If you or a loved one are facing the possibility of losing mental capacity, you should consider getting a Lasting Power of Attorney. It is important that this is done while the individual has mental capacity, as otherwise it cannot be done.
A lasting power of attorney (LPA) is a legal document that allows you to appoint one or more people (‘attorneys’) to assist you or to make decisions on your behalf, in the event that you become incapacitated through illness or accident.
There are 2 types of LPA:
- Health and Welfare
- Property and Financial affairs
Health and welfare lasting power of attorney
This LPA to give an attorney the power to make decisions on:
- your medical care
- moving into a care home
- life-sustaining treatment decisions
The LPA only comes into effect when you are unable to make your own decisions.

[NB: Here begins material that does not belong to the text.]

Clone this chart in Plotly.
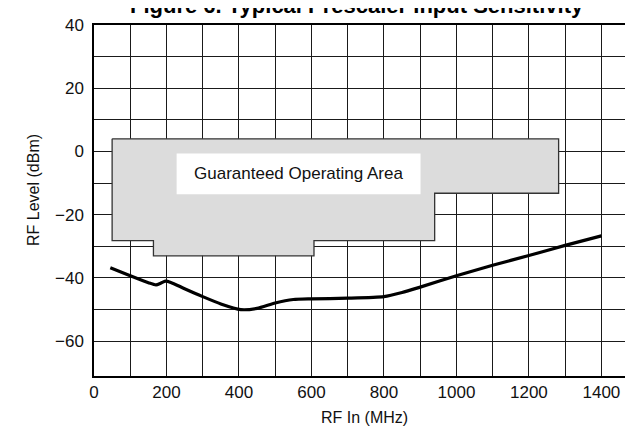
import plotly.graph_objects as go

# Curve: typical prescaler input sensitivity
freq_mhz = [45, 100, 150, 171, 185, 197, 212, 250, 300, 350, 405, 450, 500, 550, 600,
            700, 800, 850, 900, 1000, 1100, 1200, 1300, 1400]
level_dbm = [-36.8, -39.3, -41.5, -42.2, -41.6, -41.0, -41.4, -43.4, -45.9, -48.2, -50.0,
             -49.6, -47.9, -46.8, -46.6, -46.4, -45.9, -44.6, -42.9, -39.3, -36.0, -32.9,
             -29.7, -26.7]

# Guaranteed operating area outline
area_x = [50, 1282, 1282, 940, 940, 607, 607, 164, 164, 50, 50]
area_y = [4, 4, -13.2, -13.2, -28.2, -28.2, -33, -33, -28.2, -28.2, 4]

x_ticks = [0, 200, 400, 600, 800, 1000, 1200, 1400]
y_ticks = [40, 20, 0, -20, -40, -60]
x_grid = [100, 300, 500, 700, 900, 1100, 1300]
y_grid = [30, 10, -10, -30, -50]

title = "Figure 6. Typical Prescaler Input Sensitivity"
area_label = "Guaranteed Operating Area"
x_title = "RF In (MHz)"
y_title = "RF Level (dBm)"

FONT = "Liberation Sans, Arial, sans-serif"

fig = go.Figure()
fig.add_trace(go.Scatter(x=area_x, y=area_y, mode="lines", fill="toself",
                         fillcolor="#dcdcdc", line=dict(color="#333333", width=1.3),
                         hoverinfo="skip", showlegend=False))
fig.add_trace(go.Scatter(x=freq_mhz, y=level_dbm, mode="lines",
                         line=dict(color="black", width=3.2, shape="spline", smoothing=0.6),
                         showlegend=False))

grid = dict(showgrid=True, gridcolor="#1a1a1a", gridwidth=1)
fig.update_xaxes(range=[0, 1490], tickvals=x_ticks, ticks="", ticklabelstandoff=0,
                 zeroline=False, showline=True, linecolor="black", linewidth=1.5, mirror=True,
                 minor=dict(tickvals=x_grid, showgrid=True, gridcolor="#1a1a1a", gridwidth=1),
                 tickfont=dict(size=17, color="#111"), **grid)
fig.update_yaxes(range=[-71, 40], tickvals=y_ticks, ticks="", ticklabelstandoff=5,
                 zeroline=False, showline=True, linecolor="black", linewidth=1.5, mirror=True,
                 minor=dict(tickvals=y_grid, showgrid=True, gridcolor="#1a1a1a", gridwidth=1),
                 tickfont=dict(size=17, color="#111"), **grid)

# white label box inside the shaded area
fig.add_shape(type="rect", x0=228, x1=901, y0=-0.6, y1=-13.5, xref="x", yref="y",
              fillcolor="white", line=dict(width=0), layer="above")

fig.add_annotation(text="<b>" + title + "</b>", xref="paper", yref="paper", x=0.487, y=1,
                   xanchor="center", yanchor="bottom", yshift=5, showarrow=False,
                   font=dict(size=22, color="black"))
fig.add_annotation(text=x_title, xref="paper", yref="paper", x=0.5, y=0,
                   xanchor="center", yanchor="middle", yshift=-41, showarrow=False,
                   font=dict(size=16, color="#111"))
fig.add_annotation(text=y_title, xref="paper", yref="paper", x=0, y=0.53,
                   xanchor="center", yanchor="middle", xshift=-60, textangle=-90,
                   showarrow=False, font=dict(size=16, color="#111"))
fig.add_annotation(text=area_label, x=565, y=-7.05, showarrow=False,
                   font=dict(size=17, color="#111"))

fig.update_layout(width=633, height=431, margin=dict(l=86, r=5, t=17, b=63),
                  paper_bgcolor="white", plot_bgcolor="white",
                  font=dict(family=FONT))
fig.write_html("out.html")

Property and financial affairs lasting power of attorney
This LPA can give your attorney the power to make decisions about money and property for you, including:
- managing a bank or building society account
- paying bills
- collecting benefits or a pension
- selling your home
Without an LPA, if you become incapacitated, your finances and assets could be handed over to an external deputy to manage, which can be difficult for the family and very expensive.
You can set up an LPA at any time, but it only comes into effect when you become incapacitated or lack mental capacity. The relevant circumstances and conditions can be tailored within your LPA.
An LPA will ensure that someone you know and trust will be in charge of your finances and assets, and leave you and your family with peace of mind.